# AIM
Pictures stay out of this copy, which runs from the first line of the material through the line containing "total_genes = 605".

# COLLECTED MATERIAL
.....

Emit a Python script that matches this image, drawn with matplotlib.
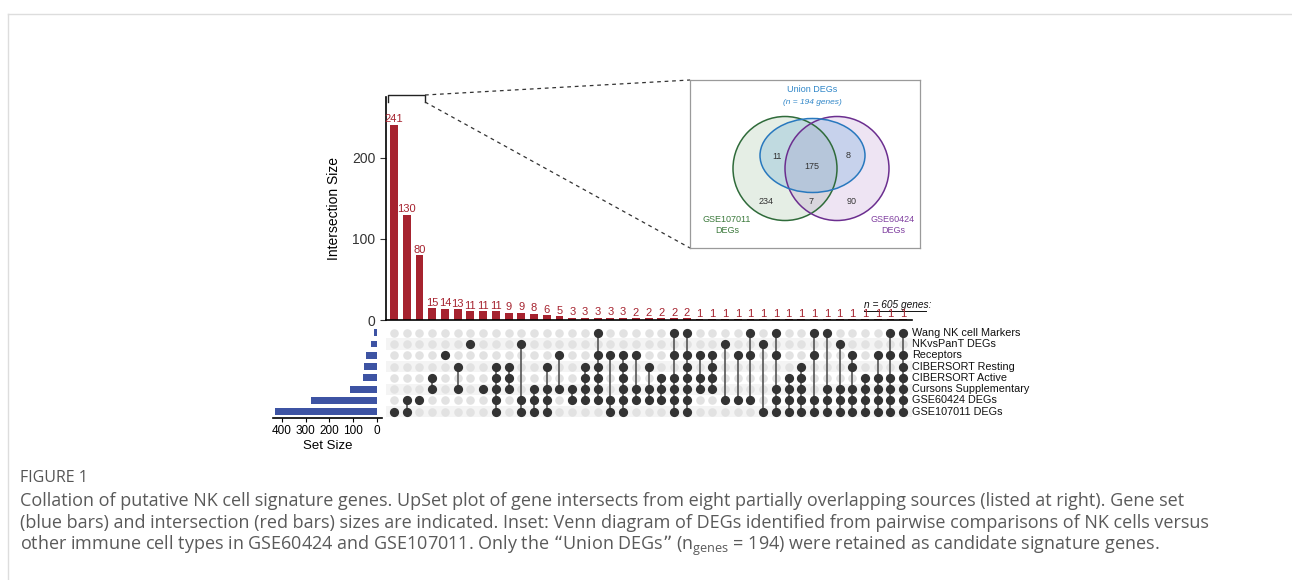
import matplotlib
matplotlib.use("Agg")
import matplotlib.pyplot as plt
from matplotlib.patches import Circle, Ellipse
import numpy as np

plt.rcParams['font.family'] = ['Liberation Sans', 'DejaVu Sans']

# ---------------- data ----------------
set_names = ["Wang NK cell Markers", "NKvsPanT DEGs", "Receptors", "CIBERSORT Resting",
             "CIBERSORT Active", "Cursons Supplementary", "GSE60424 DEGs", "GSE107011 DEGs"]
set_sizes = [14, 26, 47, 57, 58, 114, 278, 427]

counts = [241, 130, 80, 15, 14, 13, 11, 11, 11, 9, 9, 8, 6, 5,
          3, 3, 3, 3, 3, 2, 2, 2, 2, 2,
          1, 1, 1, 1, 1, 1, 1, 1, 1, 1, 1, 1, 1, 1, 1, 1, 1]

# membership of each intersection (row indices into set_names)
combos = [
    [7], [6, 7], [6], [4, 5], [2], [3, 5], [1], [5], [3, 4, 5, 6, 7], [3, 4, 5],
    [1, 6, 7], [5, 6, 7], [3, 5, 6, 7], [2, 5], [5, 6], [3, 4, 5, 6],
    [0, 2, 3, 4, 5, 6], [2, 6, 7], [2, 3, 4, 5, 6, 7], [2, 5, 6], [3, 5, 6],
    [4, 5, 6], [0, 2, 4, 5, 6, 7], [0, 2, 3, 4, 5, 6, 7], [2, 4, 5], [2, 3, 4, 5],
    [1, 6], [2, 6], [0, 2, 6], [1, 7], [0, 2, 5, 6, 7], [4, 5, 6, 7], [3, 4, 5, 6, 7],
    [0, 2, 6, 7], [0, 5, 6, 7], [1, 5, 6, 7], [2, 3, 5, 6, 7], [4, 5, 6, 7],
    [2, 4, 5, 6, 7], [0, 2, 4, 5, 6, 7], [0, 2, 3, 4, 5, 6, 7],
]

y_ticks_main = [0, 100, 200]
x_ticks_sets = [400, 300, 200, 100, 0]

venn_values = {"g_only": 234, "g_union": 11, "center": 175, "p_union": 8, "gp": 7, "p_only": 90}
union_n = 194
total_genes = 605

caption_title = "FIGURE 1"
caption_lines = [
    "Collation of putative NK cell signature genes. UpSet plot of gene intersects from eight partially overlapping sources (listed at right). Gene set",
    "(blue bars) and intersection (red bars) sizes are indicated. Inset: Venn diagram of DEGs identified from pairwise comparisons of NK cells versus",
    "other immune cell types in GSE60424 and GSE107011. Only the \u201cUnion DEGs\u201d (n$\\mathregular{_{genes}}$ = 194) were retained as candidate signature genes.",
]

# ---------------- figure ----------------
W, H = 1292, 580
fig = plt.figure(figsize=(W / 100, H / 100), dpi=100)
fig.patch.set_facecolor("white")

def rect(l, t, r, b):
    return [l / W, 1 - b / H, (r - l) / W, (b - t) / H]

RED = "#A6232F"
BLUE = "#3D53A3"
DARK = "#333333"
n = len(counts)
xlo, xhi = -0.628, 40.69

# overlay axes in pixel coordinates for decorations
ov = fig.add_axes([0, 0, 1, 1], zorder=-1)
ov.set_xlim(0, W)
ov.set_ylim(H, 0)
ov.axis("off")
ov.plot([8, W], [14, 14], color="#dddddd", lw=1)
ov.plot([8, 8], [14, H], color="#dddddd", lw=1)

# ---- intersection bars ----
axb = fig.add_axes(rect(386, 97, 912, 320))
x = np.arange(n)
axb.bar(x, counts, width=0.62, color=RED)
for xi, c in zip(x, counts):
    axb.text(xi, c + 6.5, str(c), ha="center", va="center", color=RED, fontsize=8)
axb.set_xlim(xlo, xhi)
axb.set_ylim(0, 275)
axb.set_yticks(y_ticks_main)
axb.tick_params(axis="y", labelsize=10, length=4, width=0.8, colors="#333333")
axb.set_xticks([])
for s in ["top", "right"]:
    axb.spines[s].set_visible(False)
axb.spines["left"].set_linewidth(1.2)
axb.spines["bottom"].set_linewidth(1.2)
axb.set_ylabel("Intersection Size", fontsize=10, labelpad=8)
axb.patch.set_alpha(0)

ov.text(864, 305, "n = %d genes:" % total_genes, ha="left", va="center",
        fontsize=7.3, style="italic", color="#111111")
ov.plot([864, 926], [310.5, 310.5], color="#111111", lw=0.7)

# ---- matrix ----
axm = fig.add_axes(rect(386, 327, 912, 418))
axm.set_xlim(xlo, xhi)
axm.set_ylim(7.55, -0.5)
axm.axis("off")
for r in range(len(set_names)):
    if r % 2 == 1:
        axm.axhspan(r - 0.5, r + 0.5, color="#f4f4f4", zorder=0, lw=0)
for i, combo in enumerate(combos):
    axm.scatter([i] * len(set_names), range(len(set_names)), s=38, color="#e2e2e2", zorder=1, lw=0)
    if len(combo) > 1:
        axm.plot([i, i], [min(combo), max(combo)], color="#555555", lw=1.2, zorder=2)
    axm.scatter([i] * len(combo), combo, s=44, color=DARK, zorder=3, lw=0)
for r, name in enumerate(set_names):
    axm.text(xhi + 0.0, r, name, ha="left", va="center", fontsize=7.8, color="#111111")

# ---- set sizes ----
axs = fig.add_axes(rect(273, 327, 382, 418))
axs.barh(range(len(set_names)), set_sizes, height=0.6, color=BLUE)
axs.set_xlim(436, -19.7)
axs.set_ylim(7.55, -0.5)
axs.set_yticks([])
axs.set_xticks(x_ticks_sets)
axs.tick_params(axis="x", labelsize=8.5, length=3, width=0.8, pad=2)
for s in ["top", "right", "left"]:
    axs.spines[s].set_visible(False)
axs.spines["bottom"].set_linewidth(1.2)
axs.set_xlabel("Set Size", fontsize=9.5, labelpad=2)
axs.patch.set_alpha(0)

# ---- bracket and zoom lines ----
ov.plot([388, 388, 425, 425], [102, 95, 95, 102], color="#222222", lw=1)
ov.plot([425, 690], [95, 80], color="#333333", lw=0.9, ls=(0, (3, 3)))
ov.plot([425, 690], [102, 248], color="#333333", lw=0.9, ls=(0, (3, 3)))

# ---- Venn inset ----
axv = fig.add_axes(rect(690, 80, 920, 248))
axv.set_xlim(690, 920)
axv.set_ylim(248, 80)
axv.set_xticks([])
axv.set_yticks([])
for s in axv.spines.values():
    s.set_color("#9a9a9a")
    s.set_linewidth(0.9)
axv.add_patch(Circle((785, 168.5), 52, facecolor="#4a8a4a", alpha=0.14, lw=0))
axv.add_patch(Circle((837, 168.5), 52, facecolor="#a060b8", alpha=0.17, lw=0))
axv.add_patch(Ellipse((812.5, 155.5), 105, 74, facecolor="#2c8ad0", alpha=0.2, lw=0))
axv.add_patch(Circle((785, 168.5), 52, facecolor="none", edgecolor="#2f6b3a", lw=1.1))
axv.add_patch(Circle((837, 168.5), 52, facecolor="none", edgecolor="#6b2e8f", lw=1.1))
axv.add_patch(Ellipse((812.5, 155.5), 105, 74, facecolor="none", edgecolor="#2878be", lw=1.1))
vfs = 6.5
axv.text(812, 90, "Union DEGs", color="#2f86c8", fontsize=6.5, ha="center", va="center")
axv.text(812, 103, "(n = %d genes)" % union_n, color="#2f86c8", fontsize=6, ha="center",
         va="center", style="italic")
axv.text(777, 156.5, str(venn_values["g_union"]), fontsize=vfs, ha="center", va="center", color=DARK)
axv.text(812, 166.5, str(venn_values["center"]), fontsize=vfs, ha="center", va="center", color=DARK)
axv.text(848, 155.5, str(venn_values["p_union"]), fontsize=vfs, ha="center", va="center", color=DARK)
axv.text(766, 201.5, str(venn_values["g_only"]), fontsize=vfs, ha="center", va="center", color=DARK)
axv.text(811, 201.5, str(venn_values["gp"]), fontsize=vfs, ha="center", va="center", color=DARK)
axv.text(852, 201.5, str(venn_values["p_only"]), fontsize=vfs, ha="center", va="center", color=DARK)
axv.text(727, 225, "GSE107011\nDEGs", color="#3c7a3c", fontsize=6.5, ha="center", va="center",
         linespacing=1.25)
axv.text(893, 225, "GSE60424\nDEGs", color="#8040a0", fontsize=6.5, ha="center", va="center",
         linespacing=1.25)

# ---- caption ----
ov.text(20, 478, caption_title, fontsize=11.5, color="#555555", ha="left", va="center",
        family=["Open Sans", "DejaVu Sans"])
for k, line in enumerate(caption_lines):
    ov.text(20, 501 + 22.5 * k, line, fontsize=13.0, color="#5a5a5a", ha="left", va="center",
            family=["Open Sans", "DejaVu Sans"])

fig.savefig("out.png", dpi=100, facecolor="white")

.....

# TASK OUTPUT
Emit a Python script that matches this image, drawn with matplotlib.
import matplotlib
matplotlib.use("Agg")
import matplotlib.pyplot as plt
from matplotlib.patches import Circle, Ellipse
import numpy as np

plt.rcParams['font.family'] = ['Liberation Sans', 'DejaVu Sans']

# ---------------- data ----------------
set_names = ["Wang NK cell Markers", "NKvsPanT DEGs", "Receptors", "CIBERSORT Resting",
             "CIBERSORT Active", "Cursons Supplementary", "GSE60424 DEGs", "GSE107011 DEGs"]
set_sizes = [14, 26, 47, 57, 58, 114, 278, 427]

counts = [241, 130, 80, 15, 14, 13, 11, 11, 11, 9, 9, 8, 6, 5,
          3, 3, 3, 3, 3, 2, 2, 2, 2, 2,
          1, 1, 1, 1, 1, 1, 1, 1, 1, 1, 1, 1, 1, 1, 1, 1, 1]

# membership of each intersection (row indices into set_names)
combos = [
    [7], [6, 7], [6], [4, 5], [2], [3, 5], [1], [5], [3, 4, 5, 6, 7], [3, 4, 5],
    [1, 6, 7], [5, 6, 7], [3, 5, 6, 7], [2, 5], [5, 6], [3, 4, 5, 6],
    [0, 2, 3, 4, 5, 6], [2, 6, 7], [2, 3, 4, 5, 6, 7], [2, 5, 6], [3, 5, 6],
    [4, 5, 6], [0, 2, 4, 5, 6, 7], [0, 2, 3, 4, 5, 6, 7], [2, 4, 5], [2, 3, 4, 5],
    [1, 6], [2, 6], [0, 2, 6], [1, 7], [0, 2, 5, 6, 7], [4, 5, 6, 7], [3, 4, 5, 6, 7],
    [0, 2, 6, 7], [0, 5, 6, 7], [1, 5, 6, 7], [2, 3, 5, 6, 7], [4, 5, 6, 7],
    [2, 4, 5, 6, 7], [0, 2, 4, 5, 6, 7], [0, 2, 3, 4, 5, 6, 7],
]

y_ticks_main = [0, 100, 200]
x_ticks_sets = [400, 300, 200, 100, 0]

venn_values = {"g_only": 234, "g_union": 11, "center": 175, "p_union": 8, "gp": 7, "p_only": 90}
union_n = 194
total_genes = 605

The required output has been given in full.